If you don't mind me asking, how are fake tails put in for AQHA classes? I show Hunter/Jumper and ours are braided in but how do you keep them from falling out??


----------



## Junebug (Jan 18, 2009)

EquitationStar said:


> If you don't mind me asking, how are fake tails put in for AQHA classes? I show Hunter/Jumper and ours are braided in but how do you keep them from falling out??


 They braid them in with the real tail and they usually dont if put in the correct way, and ju,pers do use them you just cant tell they are very small and are short.


----------



## ashleym100 (Apr 23, 2009)

i thought all halter classes allowed use of fake tails......my first breed show here in bc i was told if i wanted to seriously show my apha colt i'd need to get a tail extension......he was showing in yearling halter at the time


----------



## ZackLover1 (May 9, 2009)

ok so I show APHA and I have placed top 10 and top 5 at the world show in halter classes with a fake tail in, and yes it was a real halter class, not a performance one, as the horses i showed in these classes ONLY showed in halter...it was put in properly and to this day, looking at the pictures, you can't tell it was fake because we didn't use the under saddle type of huge bushy tail but simply a nice, lightweight tail to make my scraggly gelding's tail look normal... those huge tails should not be used in halter as it makes it difficult for the judge to see their back leg conformation, however a smaller fake can enhance this conformation by creating a straight line to compare against...using fake tails in different classes in different ways is no differrent than using different banding and braiding techniques to enhance their neck's appearance...and people, let's give fake tails a break! i understand how one that is too big or badly put in can ruin an appearance but so can bad banding and braiding...but if everything is done properly i don't think anyone can argue with it if they don't know it's there...and as for them being ****ed off with the tail in there is a weight limit on them so i think there are worse things that our horses put up with ie- pulling manes, etc.

last thought- halter horses are about displaying natural beauty and conformation, but we are allowed to jazz them up by highlighting these natural features by cutting and banding manes, making tails proportional to hind ends (nothing worse on a halter horse than a spindly tail and a HUGE butt!), fancy halters to highlight jowles, product on their faces, etc.


----------



## Junebug (Jan 18, 2009)

I use a tail on my performance halter mare and i do wetsern pleasure and hunt seat and it weighs 2lbs and seriously she acts like it wasnt even there, she never swishes her tail or anything.
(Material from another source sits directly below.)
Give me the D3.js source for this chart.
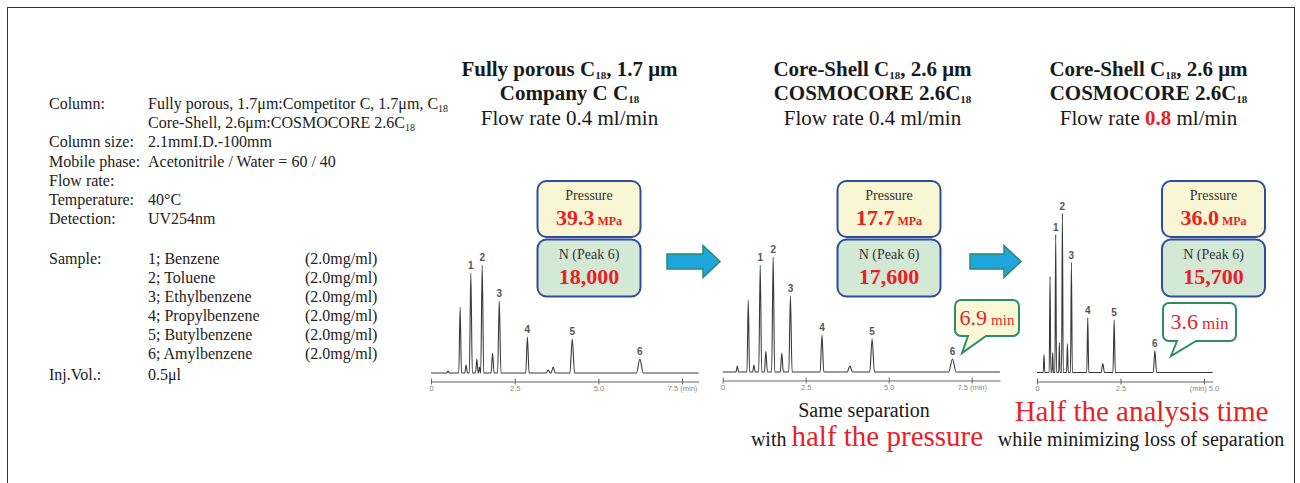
<!DOCTYPE html>
<html><head><meta charset="utf-8">
<script src="https://cdn.jsdelivr.net/npm/d3@7"></script>
<style>
html,body{margin:0;padding:0;background:#fff;}
svg{display:block;font-family:"Liberation Serif","Times New Roman",serif;}
</style></head>
<body><svg id="c" width="1300" height="483" font-family="Liberation Serif, Times New Roman, serif"></svg>
<script>
// ---------------- DATA ----------------
const condLabels = ["Column:", "", "Column size:", "Mobile phase:", "Flow rate:", "Temperature:", "Detection:"];
const condValues = ["Fully porous, 1.7μm:Competitor C, 1.7μm, C{18}", "Core-Shell, 2.6μm:COSMOCORE 2.6C{18}",
  "2.1mmI.D.-100mm", "Acetonitrile / Water = 60 / 40", "", "40°C", "UV254nm"];
const sampleNames = ["1; Benzene", "2; Toluene", "3; Ethylbenzene", "4; Propylbenzene", "5; Butylbenzene", "6; Amylbenzene"];
const sampleConc = ["(2.0mg/ml)", "(2.0mg/ml)", "(2.0mg/ml)", "(2.0mg/ml)", "(2.0mg/ml)", "(2.0mg/ml)"];
const injLabel = "Inj.Vol.:", injValue = "0.5μl";

const titleLine1 = ["Fully porous C{18}, 1.7 μm", "Core-Shell C{18}, 2.6 μm", "Core-Shell C{18}, 2.6 μm"];
const titleLine2 = ["Company C C{18}", "COSMOCORE 2.6C{18}", "COSMOCORE 2.6C{18}"];
const flowRates = ["0.4", "0.4", "0.8"];
const flowHighlight = [false, false, true];
const pressures = ["39.3", "17.7", "36.0"];
const plates = ["18,000", "17,600", "15,700"];
const callouts = [null, "6.9", "3.6"];

// chromatograms: peaks as [retention time (min), relative height, half width (min), peak number]
const peaksA = [[0.51,2,0.04,0],[0.87,66,0.04,0],[1.05,8,0.04,0],[1.19,100,0.045,1],[1.37,14,0.04,0],[1.45,6,0.03,0],
  [1.53,108,0.045,2],[1.84,20,0.045,0],[2.04,72,0.05,3],[2.88,36,0.05,4],[3.50,3,0.06,0],[3.65,6,0.06,0],
  [4.22,34,0.07,5],[6.24,14,0.1,6]];
const peaksB = [[0.44,6,0.04,0],[0.77,72,0.04,0],[0.94,7,0.04,0],[1.13,107,0.045,1],[1.30,21,0.045,0],
  [1.52,115,0.045,2],[1.78,19,0.045,0],[2.04,76,0.05,3],[2.99,37,0.055,4],[3.83,6,0.08,0],
  [4.50,33,0.07,5],[6.92,13,0.11,6]];
const peaksC = [[0.21,18,0.025,0],[0.39,96,0.025,0],[0.47,20,0.02,0],[0.56,138,0.025,1],[0.67,30,0.02,0],
  [0.76,159,0.025,2],[0.91,29,0.025,0],[1.03,110,0.028,3],[1.52,55,0.03,4],[1.97,9,0.05,0],
  [2.31,53,0.035,5],[3.53,22,0.05,6]];
const peakSets = [peaksA, peaksB, peaksC];
const runEnd = [8.0, 8.35, 5.26];
const tickVals = [[0, 2.5, 5.0, 7.5], [0, 2.5, 5.0, 7.5], [0, 2.5, 5.0]];
const tickText = [["0", "2.5", "5.0", "7.5 (min)"], ["0", "2.5", "5.0", "7.5 (min)"], ["0", "2.5", "(min) 5.0"]];

// ---------------- LAYOUT ----------------
const RED = "#e81f27";
const svg = d3.select("#c");
svg.append("rect").attr("x", 7.5).attr("y", 7.5).attr("width", 1287).attr("height", 490)
  .attr("fill", "none").attr("stroke", "#333").attr("stroke-width", 1);

function rich(text, str, subSize, shift) {
  const parts = str.split(/(\{[^}]*\}|\[[^\]]*\])/).filter(s => s.length);
  let down = false;
  parts.forEach(p => {
    let t;
    if (p[0] === "{") {
      text.append("tspan").attr("font-size", subSize).attr("dy", shift).text(p.slice(1, -1));
      down = true; return;
    }
    if (p[0] === "[") {
      t = text.append("tspan").attr("fill", RED).attr("font-weight", "bold").text(p.slice(1, -1));
    } else t = text.append("tspan").text(p);
    if (down) { t.attr("dy", -shift); down = false; }
  });
}

// left conditions block
const left = svg.append("g").attr("font-size", 16).attr("fill", "#222");
const rowY = d3.scaleLinear().domain([0, 1]).range([109, 128.2]);
condLabels.forEach((l, i) => {
  left.append("text").attr("x", 49).attr("y", rowY(i)).text(l);
  rich(left.append("text").attr("x", 148).attr("y", rowY(i)), condValues[i], 10, 3);
});
const sY = d3.scaleLinear().domain([0, 1]).range([264, 283]);
sampleNames.forEach((s, i) => {
  if (i === 0) left.append("text").attr("x", 49).attr("y", sY(i)).text("Sample:");
  left.append("text").attr("x", 148).attr("y", sY(i)).text(s);
  left.append("text").attr("x", 305).attr("y", sY(i)).text(sampleConc[i]);
});
left.append("text").attr("x", 49).attr("y", 380).text(injLabel);
left.append("text").attr("x", 148).attr("y", 380).text(injValue);

// panels
const titleCx = [569.5, 872.5, 1148.5];
const boxX = [537.5, 837.5, 1162];
const boxW = 103;
const axisX0 = [431, 722.7, 1037];
const pxPerMin = [33.47, 33.2, 33.4];
const baseY = [373, 372, 372.5];
const axisY = [381.5, 380.5, 381.5];

for (let p = 0; p < 3; p++) {
  const g = svg.append("g").attr("text-anchor", "middle").attr("fill", "#1a1a1a");
  rich(g.append("text").attr("x", titleCx[p]).attr("y", 76).attr("font-size", 21).attr("font-weight", "bold"), titleLine1[p], 11, 3);
  rich(g.append("text").attr("x", titleCx[p]).attr("y", 100).attr("font-size", 21).attr("font-weight", "bold"), titleLine2[p], 11, 3);
  rich(g.append("text").attr("x", titleCx[p]).attr("y", 125).attr("font-size", 21),
    "Flow rate " + (flowHighlight[p] ? "[" + flowRates[p] + "]" : flowRates[p]) + " ml/min", 11, 3);

  // chromatogram
  const x = d3.scaleLinear().domain([0, runEnd[p]]).range([axisX0[p], axisX0[p] + runEnd[p] * pxPerMin[p]]);
  const y = d3.scaleLinear().domain([0, 160]).range([baseY[p], baseY[p] - 160]);
  const pts = [[0, 0]];
  peakSets[p].forEach(([t, h, w]) => { pts.push([t - w, 0], [t, h], [t + w, 0]); });
  pts.push([runEnd[p], 0]);
  pts.sort((a, b) => a[0] - b[0]);
  const line = d3.line().x(d => x(d[0])).y(d => y(d[1])).curve(d3.curveMonotoneX);
  svg.append("path").attr("d", line(pts)).attr("fill", "none").attr("stroke", "#3a3a3a").attr("stroke-width", 1.1);
  peakSets[p].filter(d => d[3] > 0).forEach(([t, h, w, n]) => {
    svg.append("text").attr("x", x(t)).attr("y", y(h) - 4).attr("text-anchor", "middle")
      .attr("font-family", "Liberation Sans, Arial, sans-serif").attr("font-weight", "bold")
      .attr("font-size", 10).attr("fill", "#555").text(n);
  });
  const ax = d3.axisBottom(x).tickValues(tickVals[p]).tickSize(3).tickSizeOuter(0)
    .tickFormat((d, i) => tickText[p][i]);
  const ag = svg.append("g").attr("transform", `translate(0,${axisY[p]})`).call(ax);
  ag.select(".domain").attr("stroke", "#666");
  ag.selectAll(".tick line").attr("stroke", "#666").attr("y1", -3);
  ag.selectAll(".tick text").attr("fill", "#888").attr("font-size", 7.5).attr("dy", "0.5em")
    .attr("font-family", "Liberation Sans, Arial, sans-serif");

  // boxes
  const bx = boxX[p];
  svg.append("rect").attr("x", bx).attr("y", 181).attr("width", boxW).attr("height", 56).attr("rx", 9)
    .attr("fill", "#f9f7d3").attr("stroke", "#2e4d9c").attr("stroke-width", 2);
  svg.append("rect").attr("x", bx).attr("y", 239.5).attr("width", boxW).attr("height", 57).attr("rx", 9)
    .attr("fill", "#d3e8d5").attr("stroke", "#2e4d9c").attr("stroke-width", 2);
  const cx = bx + boxW / 2;
  svg.append("text").attr("x", cx).attr("y", 200).attr("text-anchor", "middle").attr("font-size", 14).attr("fill", "#333").text("Pressure");
  const pt = svg.append("text").attr("x", cx).attr("y", 225).attr("text-anchor", "middle").attr("fill", RED).attr("font-weight", "bold");
  pt.append("tspan").attr("font-size", 22).text(pressures[p]);
  pt.append("tspan").attr("font-size", 12).attr("dx", 3).text("MPa");
  svg.append("text").attr("x", cx).attr("y", 259).attr("text-anchor", "middle").attr("font-size", 14).attr("fill", "#333").text("N (Peak 6)");
  svg.append("text").attr("x", cx).attr("y", 284).attr("text-anchor", "middle").attr("font-size", 22).attr("fill", RED).attr("font-weight", "bold").text(plates[p]);
}

// arrows
const arrows = [[667, 703, 720], [970, 1004, 1021]];
arrows.forEach(([a0, ah, a1]) => {
  const cy = 261.5;
  const path = d3.path();
  path.moveTo(a0, cy - 7.5); path.lineTo(ah, cy - 7.5); path.lineTo(ah, cy - 16); path.lineTo(a1, cy);
  path.lineTo(ah, cy + 16); path.lineTo(ah, cy + 7.5); path.lineTo(a0, cy + 7.5); path.closePath();
  svg.append("path").attr("d", path.toString()).attr("fill", "#1ea6dc").attr("stroke", "#2b8a6c").attr("stroke-width", 1.5);
});

// callouts
const bubbles = [null, {x: 955, y: 300, w: 64, h: 36, tail: [968, 986, 962, 353], fill: "#fbf9d8", minSize: 15},
                       {x: 1163, y: 303, w: 73, h: 38, tail: [1177, 1196, 1171, 356], fill: "#ffffff", minSize: 17}];
bubbles.forEach((b, p) => {
  if (!b) return;
  const r = 6, path = d3.path();
  const {x, y, w, h} = b;
  path.moveTo(x + r, y); path.lineTo(x + w - r, y); path.arcTo(x + w, y, x + w, y + r, r);
  path.lineTo(x + w, y + h - r); path.arcTo(x + w, y + h, x + w - r, y + h, r);
  path.lineTo(b.tail[1], y + h); path.lineTo(b.tail[2], b.tail[3]); path.lineTo(b.tail[0], y + h);
  path.lineTo(x + r, y + h); path.arcTo(x, y + h, x, y + h - r, r);
  path.lineTo(x, y + r); path.arcTo(x, y, x + r, y, r); path.closePath();
  svg.append("path").attr("d", path.toString()).attr("fill", b.fill).attr("stroke", "#2e8c6a").attr("stroke-width", 2);
  const t = svg.append("text").attr("x", x + w / 2).attr("y", y + h / 2 + 7).attr("text-anchor", "middle").attr("fill", RED);
  t.append("tspan").attr("font-size", 22).text(callouts[p]);
  t.append("tspan").attr("font-size", b.minSize).attr("dx", 4).text("min");
});

// bottom messages
const bt = svg.append("g").attr("text-anchor", "middle").attr("fill", "#1a1a1a");
bt.append("text").attr("x", 864).attr("y", 417).attr("font-size", 20).text("Same separation");
const w2 = bt.append("text").attr("x", 867).attr("y", 446).attr("font-size", 20);
w2.append("tspan").text("with ");
w2.append("tspan").attr("fill", RED).attr("font-size", 29).text("half the pressure");
bt.append("text").attr("x", 1141.5).attr("y", 421).attr("font-size", 29).attr("fill", RED).text("Half the analysis time");
bt.append("text").attr("x", 1141).attr("y", 446).attr("font-size", 20).text("while minimizing loss of separation");
</script></body></html>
I do agree in have a small one for halter class maybe with a round end, i love halter horses!


----------



## Siestasgirl16 (May 4, 2009)

I personally have seen some fake tails put in so bad that it moves in the opposite direction as the real tail. I would say that if you are going to use them, know how to use them properly. If they are done right you shouldnt be able to even see them.


----------



## dvlqh (Apr 27, 2009)

It isn't illegal to put a fake tail on a halter horse for AQHA. Most of the time it is done on a horse that has a thin tail. You dont want a really bushy looking one. It can be tied in and hidden well, or if you really want to go all the way you can put extensions in by doing surgical knots. It takes hours but seriously makes a wonderful looking tail on the halter horse. Also, a lot of halter people use tails to help hide little flaws with the back legs (Not perfect hocks etc.). When you are banding a horse for halter you really need to practice and know you can make the bands small and tight. It puts the final shine on all the work that you put into them.


----------